Sudeep Raja Putta, Shipra Agrawal
Proceedings of The 33rd International Conference on Algorithmic Learning Theory, PMLR 167:910-930, 2022.

#### Abstract

We consider the Scale-Free Adversarial Multi Armed Bandits(MAB) problem. At the beginning of the game, the player only knows the number of arms $n$. It does not know the scale and magnitude of the losses chosen by the adversary or the number of rounds $T$. In each round, it sees bandit feedback about the loss vectors $l_1,…, l_T \in \mathbb{R}^n$. The goal is to bound its regret as a function of $n$ and norms of $l_1,…, l_T$. We design a bandit Follow The Regularized Leader (FTRL) algorithm, that uses an adaptive learning rate and give two different regret bounds, based on the exploration parameter used.
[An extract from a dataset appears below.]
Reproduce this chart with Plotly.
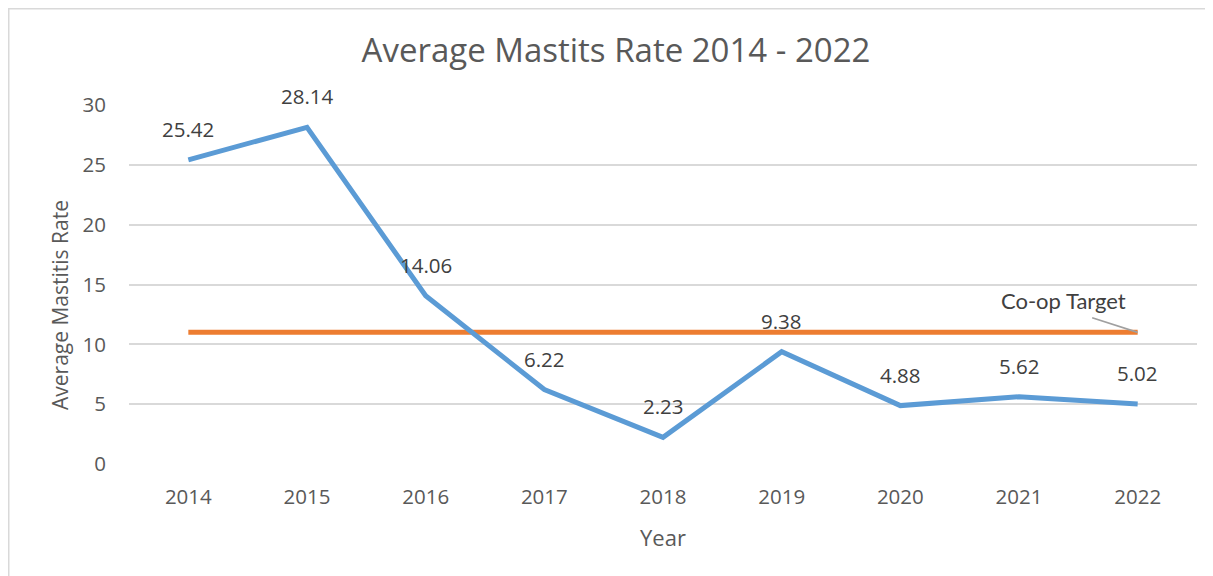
import plotly.graph_objects as go

years = ["2014", "2015", "2016", "2017", "2018", "2019", "2020", "2021", "2022"]
mastitis_rate = [25.42, 28.14, 14.06, 6.22, 2.23, 9.38, 4.88, 5.62, 5.02]
coop_target = [11, 11, 11, 11, 11, 11, 11, 11, 11]
y_ticks = [0, 5, 10, 15, 20, 25, 30]

TEXT = "#595959"
FONT = "Open Sans"

# page body has an 8px margin: layout expressed in figure pixels
L, R_EDGE, T, B_EDGE = 121, 1189, 97, 456
PW, PH = R_EDGE - L, B_EDGE - T

fig = go.Figure()
fig.add_trace(go.Scatter(x=years, y=coop_target, mode="lines",
                         line=dict(color="#ED7D31", width=5), hoverinfo="skip"))
fig.add_trace(go.Scatter(x=years, y=mastitis_rate, mode="lines",
                         line=dict(color="#5B9BD5", width=5)))

annotations = []
for i, v in enumerate(mastitis_rate):
    annotations.append(dict(x=i, y=v, xref="x", yref="y", text=f"{v:.2f}", showarrow=False,
                            yshift=31, font=dict(size=20.5, color="#404040", family=FONT)))

last = len(years) - 1
# leader line
annotations.append(dict(x=last, y=coop_target[-1], xref="x", yref="y", text=" ",
                        showarrow=True, arrowhead=0, arrowwidth=1.6, arrowcolor="#A0A0A0",
                        ax=-47, ay=-15, standoff=0, font=dict(size=1)))
# label
annotations.append(dict(x=last, y=coop_target[-1], xref="x", yref="y", text="Co-op Target",
                        showarrow=False, xshift=-74, yshift=32,
                        font=dict(size=22, color="#404040", family="Lato")))
annotations.append(dict(xref="paper", yref="paper", x=0.5, y=(B_EDGE - 529) / PH,
                        yanchor="middle", text="Year",
                        showarrow=False, font=dict(size=22, color=TEXT, family=FONT)))
annotations.append(dict(xref="paper", yref="paper", x=(52 - L) / PW, y=(B_EDGE - 297) / PH,
                        xanchor="center", yanchor="middle", text="Average Mastitis Rate",
                        textangle=-90, showarrow=False, font=dict(size=21, color=TEXT, family=FONT)))

fig.update_layout(
    width=1213, height=576,
    margin=dict(l=L, r=1213 - R_EDGE, t=T, b=576 - B_EDGE),
    paper_bgcolor="white", plot_bgcolor="white",
    showlegend=False,
    title=dict(text="Average Mastits Rate 2014 - 2022", x=(616 - 8) / 1213, xanchor="center",
               y=1 - 42 / 576, yanchor="middle",
               font=dict(size=33, color=TEXT, family=FONT)),
    xaxis=dict(type="category", range=[-0.5, 8.5], showgrid=False, showline=False,
               zeroline=False, ticks="", ticklabelstandoff=18,
               tickfont=dict(size=20.5, color=TEXT, family=FONT)),
    yaxis=dict(range=[0, 30], tickvals=y_ticks, showgrid=True, gridcolor="#D9D9D9",
               gridwidth=1.5, zeroline=False, showline=False, ticks="",
               ticklabelstandoff=22, tickfont=dict(size=20.5, color=TEXT, family=FONT)),
    annotations=annotations,
    shapes=[dict(type="rect", xref="paper", yref="paper",
                 x0=(0.75 - L) / PW, x1=(1240 - L) / PW,
                 y0=(B_EDGE - 600) / PH, y1=(B_EDGE - 0.75) / PH,
                 line=dict(color="#D9D9D9", width=1.5), layer="below")],
)

fig.write_html("out.html")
With non-adaptive exploration, our algorithm has a regret of $\tilde{\mathcal{O}}(\sqrt{nL_2} + L_\infty\sqrt{nT})$ and with adaptive exploration, it has a regret of $\tilde{\mathcal{O}}(\sqrt{nL_2} + L_\infty\sqrt{nL_1})$. Here $L_\infty = \sup_t \| l_t\|_\infty$, $L_2 = \sum_{t=1}^T \|l_t\|_2^2$, $L_1 = \sum_{t=1}^T \|l_t\|_1$ and the $\tilde{\mathcal{O}}$ notation suppress logarithmic factors. These are the first MAB bounds that adapt to the $\|\cdot\|_2$, $\|\cdot\|_1$ norms of the losses. The second bound is the first data-dependent scale-free MAB bound as $T$ does not directly appear in the regret. We also develop a new technique for obtaining a rich class of local-norm lower-bounds for Bregman Divergences. This technique plays a crucial role in our analysis for controlling the regret when using importance weighted estimators of unbounded losses. This technique could be of independent interest.